* _GIVEN REQUEST_: Word for word, transcribe the lines below and drop the pictures.

** START RECORDED INFORMATION **

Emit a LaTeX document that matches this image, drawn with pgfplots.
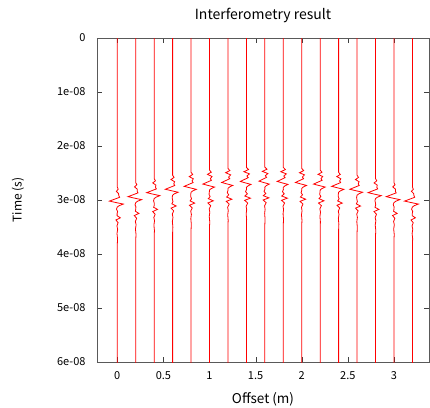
\documentclass[border=0pt]{standalone}
\usepackage{fontspec}
\setmainfont{Noto Sans CJK JP}
\usepackage{pgfplots}
\usepackage{pgfplotstable}
\pgfplotsset{compat=1.18}
\pgfplotsset{tr/.style={red, mark=none, line width=0.8pt}}

% wavelet picked off the traces: t = time from the main trough (1e-8 s),
% m = main arrival (offset units), p = early/late scattered part
\pgfplotstableread{
t      m       p
-5.00  0       0
-0.26  0       0
-0.22  0.004   0.020
-0.18 -0.003  -0.025
-0.14  0.004   0.030
-0.10  0.020  -0.010
-0.07  0.025   0
-0.035 -0.030  0
0.000 -0.085   0
0.025 -0.020   0
0.055  0.065   0
0.085  0.020   0
0.110  0.000   0
0.150 -0.012   0.010
0.190  0.008  -0.015
0.230 -0.006   0.015
0.270  0.004  -0.020
0.310  0.025   0.025
0.350 -0.012  -0.010
0.400  0.006   0.010
0.460 -0.004   0
0.520  0.004   0
0.600 -0.003   0
0.700  0.003   0
0.800  0       0
5.000  0       0
}\wave

\begin{document}
\begin{tikzpicture}
\begin{axis}[
  name=ax, at={(0,0)}, anchor=south west,
  scale only axis, width=332pt, height=324pt,
  xmin=-0.22, xmax=3.38,
  ymin=0, ymax=6, y dir=reverse,
  xtick={0,0.5,...,3}, ytick={0,1,...,6},
  yticklabels={0,1e-08,2e-08,3e-08,4e-08,5e-08,6e-08},
  /pgf/number format/assume math mode=true,
  tick align=inside, major tick length=5pt,
  tick style={black!75},
  axis line style={black!65},
  font=\fontsize{11}{12}\selectfont,
  xticklabel style={yshift=-6pt},
  yticklabel style={xshift=-8pt},
  title={Interferometry result},
  title style={at={(axis description cs:0.5,1.05)}, anchor=center,
    font=\fontsize{14}{16}\selectfont},
  xlabel={Offset (m)},
  xlabel style={at={(axis description cs:0.5,-0.114)}, anchor=center,
    font=\fontsize{13.5}{16}\selectfont},
  ylabel={Time (s)},
  ylabel style={at={(axis description cs:-0.238,0.5)}, anchor=center,
    font=\fontsize{12}{14}\selectfont},
]
\addplot[tr] table[x expr=0.0+1.00*\thisrow{m}+0.30*\thisrow{p}, y expr=\thisrow{t}+3.020] {\wave};
\addplot[tr] table[x expr=0.2+0.98*\thisrow{m}+0.40*\thisrow{p}, y expr=\thisrow{t}+2.938] {\wave};
\addplot[tr] table[x expr=0.4+0.95*\thisrow{m}+0.50*\thisrow{p}, y expr=\thisrow{t}+2.864] {\wave};
\addplot[tr] table[x expr=0.6+0.92*\thisrow{m}+0.60*\thisrow{p}, y expr=\thisrow{t}+2.801] {\wave};
\addplot[tr] table[x expr=0.8+0.88*\thisrow{m}+0.70*\thisrow{p}, y expr=\thisrow{t}+2.747] {\wave};
\addplot[tr] table[x expr=1.0+0.84*\thisrow{m}+0.80*\thisrow{p}, y expr=\thisrow{t}+2.705] {\wave};
\addplot[tr] table[x expr=1.2+0.80*\thisrow{m}+0.90*\thisrow{p}, y expr=\thisrow{t}+2.675] {\wave};
\addplot[tr] table[x expr=1.4+0.77*\thisrow{m}+1.00*\thisrow{p}, y expr=\thisrow{t}+2.656] {\wave};
\addplot[tr] table[x expr=1.6+0.75*\thisrow{m}+1.00*\thisrow{p}, y expr=\thisrow{t}+2.650] {\wave};
\addplot[tr] table[x expr=1.8+0.77*\thisrow{m}+1.00*\thisrow{p}, y expr=\thisrow{t}+2.656] {\wave};
\addplot[tr] table[x expr=2.0+0.80*\thisrow{m}+0.90*\thisrow{p}, y expr=\thisrow{t}+2.675] {\wave};
\addplot[tr] table[x expr=2.2+0.84*\thisrow{m}+0.80*\thisrow{p}, y expr=\thisrow{t}+2.705] {\wave};
\addplot[tr] table[x expr=2.4+0.88*\thisrow{m}+0.70*\thisrow{p}, y expr=\thisrow{t}+2.747] {\wave};
\addplot[tr] table[x expr=2.6+0.92*\thisrow{m}+0.60*\thisrow{p}, y expr=\thisrow{t}+2.801] {\wave};
\addplot[tr] table[x expr=2.8+0.95*\thisrow{m}+0.50*\thisrow{p}, y expr=\thisrow{t}+2.864] {\wave};
\addplot[tr] table[x expr=3.0+0.98*\thisrow{m}+0.40*\thisrow{p}, y expr=\thisrow{t}+2.938] {\wave};
\addplot[tr] table[x expr=3.2+1.00*\thisrow{m}+0.30*\thisrow{p}, y expr=\thisrow{t}+3.020] {\wave};
\end{axis}
\pgfresetboundingbox
\path[use as bounding box] (-97pt,-45pt) rectangle (333pt,362pt);
\end{tikzpicture}
\end{document}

** END RECORDED INFORMATION **

* _ANSWER TO THE TASK_:
Emit a LaTeX document that matches this image, drawn with pgfplots.
\documentclass[border=0pt]{standalone}
\usepackage{fontspec}
\setmainfont{Noto Sans CJK JP}
\usepackage{pgfplots}
\usepackage{pgfplotstable}
\pgfplotsset{compat=1.18}
\pgfplotsset{tr/.style={red, mark=none, line width=0.8pt}}

% wavelet picked off the traces: t = time from the main trough (1e-8 s),
% m = main arrival (offset units), p = early/late scattered part
\pgfplotstableread{
t      m       p
-5.00  0       0
-0.26  0       0
-0.22  0.004   0.020
-0.18 -0.003  -0.025
-0.14  0.004   0.030
-0.10  0.020  -0.010
-0.07  0.025   0
-0.035 -0.030  0
0.000 -0.085   0
0.025 -0.020   0
0.055  0.065   0
0.085  0.020   0
0.110  0.000   0
0.150 -0.012   0.010
0.190  0.008  -0.015
0.230 -0.006   0.015
0.270  0.004  -0.020
0.310  0.025   0.025
0.350 -0.012  -0.010
0.400  0.006   0.010
0.460 -0.004   0
0.520  0.004   0
0.600 -0.003   0
0.700  0.003   0
0.800  0       0
5.000  0       0
}\wave

\begin{document}
\begin{tikzpicture}
\begin{axis}[
  name=ax, at={(0,0)}, anchor=south west,
  scale only axis, width=332pt, height=324pt,
  xmin=-0.22, xmax=3.38,
  ymin=0, ymax=6, y dir=reverse,
  xtick={0,0.5,...,3}, ytick={0,1,...,6},
  yticklabels={0,1e-08,2e-08,3e-08,4e-08,5e-08,6e-08},
  /pgf/number format/assume math mode=true,
  tick align=inside, major tick length=5pt,
  tick style={black!75},
  axis line style={black!65},
  font=\fontsize{11}{12}\selectfont,
  xticklabel style={yshift=-6pt},
  yticklabel style={xshift=-8pt},
  title={Interferometry result},
  title style={at={(axis description cs:0.5,1.05)}, anchor=center,
    font=\fontsize{14}{16}\selectfont},
  xlabel={Offset (m)},
  xlabel style={at={(axis description cs:0.5,-0.114)}, anchor=center,
    font=\fontsize{13.5}{16}\selectfont},
  ylabel={Time (s)},
  ylabel style={at={(axis description cs:-0.238,0.5)}, anchor=center,
    font=\fontsize{12}{14}\selectfont},
]
\addplot[tr] table[x expr=0.0+1.00*\thisrow{m}+0.30*\thisrow{p}, y expr=\thisrow{t}+3.020] {\wave};
\addplot[tr] table[x expr=0.2+0.98*\thisrow{m}+0.40*\thisrow{p}, y expr=\thisrow{t}+2.938] {\wave};
\addplot[tr] table[x expr=0.4+0.95*\thisrow{m}+0.50*\thisrow{p}, y expr=\thisrow{t}+2.864] {\wave};
\addplot[tr] table[x expr=0.6+0.92*\thisrow{m}+0.60*\thisrow{p}, y expr=\thisrow{t}+2.801] {\wave};
\addplot[tr] table[x expr=0.8+0.88*\thisrow{m}+0.70*\thisrow{p}, y expr=\thisrow{t}+2.747] {\wave};
\addplot[tr] table[x expr=1.0+0.84*\thisrow{m}+0.80*\thisrow{p}, y expr=\thisrow{t}+2.705] {\wave};
\addplot[tr] table[x expr=1.2+0.80*\thisrow{m}+0.90*\thisrow{p}, y expr=\thisrow{t}+2.675] {\wave};
\addplot[tr] table[x expr=1.4+0.77*\thisrow{m}+1.00*\thisrow{p}, y expr=\thisrow{t}+2.656] {\wave};
\addplot[tr] table[x expr=1.6+0.75*\thisrow{m}+1.00*\thisrow{p}, y expr=\thisrow{t}+2.650] {\wave};
\addplot[tr] table[x expr=1.8+0.77*\thisrow{m}+1.00*\thisrow{p}, y expr=\thisrow{t}+2.656] {\wave};
\addplot[tr] table[x expr=2.0+0.80*\thisrow{m}+0.90*\thisrow{p}, y expr=\thisrow{t}+2.675] {\wave};
\addplot[tr] table[x expr=2.2+0.84*\thisrow{m}+0.80*\thisrow{p}, y expr=\thisrow{t}+2.705] {\wave};
\addplot[tr] table[x expr=2.4+0.88*\thisrow{m}+0.70*\thisrow{p}, y expr=\thisrow{t}+2.747] {\wave};
\addplot[tr] table[x expr=2.6+0.92*\thisrow{m}+0.60*\thisrow{p}, y expr=\thisrow{t}+2.801] {\wave};
\addplot[tr] table[x expr=2.8+0.95*\thisrow{m}+0.50*\thisrow{p}, y expr=\thisrow{t}+2.864] {\wave};
\addplot[tr] table[x expr=3.0+0.98*\thisrow{m}+0.40*\thisrow{p}, y expr=\thisrow{t}+2.938] {\wave};
\addplot[tr] table[x expr=3.2+1.00*\thisrow{m}+0.30*\thisrow{p}, y expr=\thisrow{t}+3.020] {\wave};
\end{axis}
\pgfresetboundingbox
\path[use as bounding box] (-97pt,-45pt) rectangle (333pt,362pt);
\end{tikzpicture}
\end{document}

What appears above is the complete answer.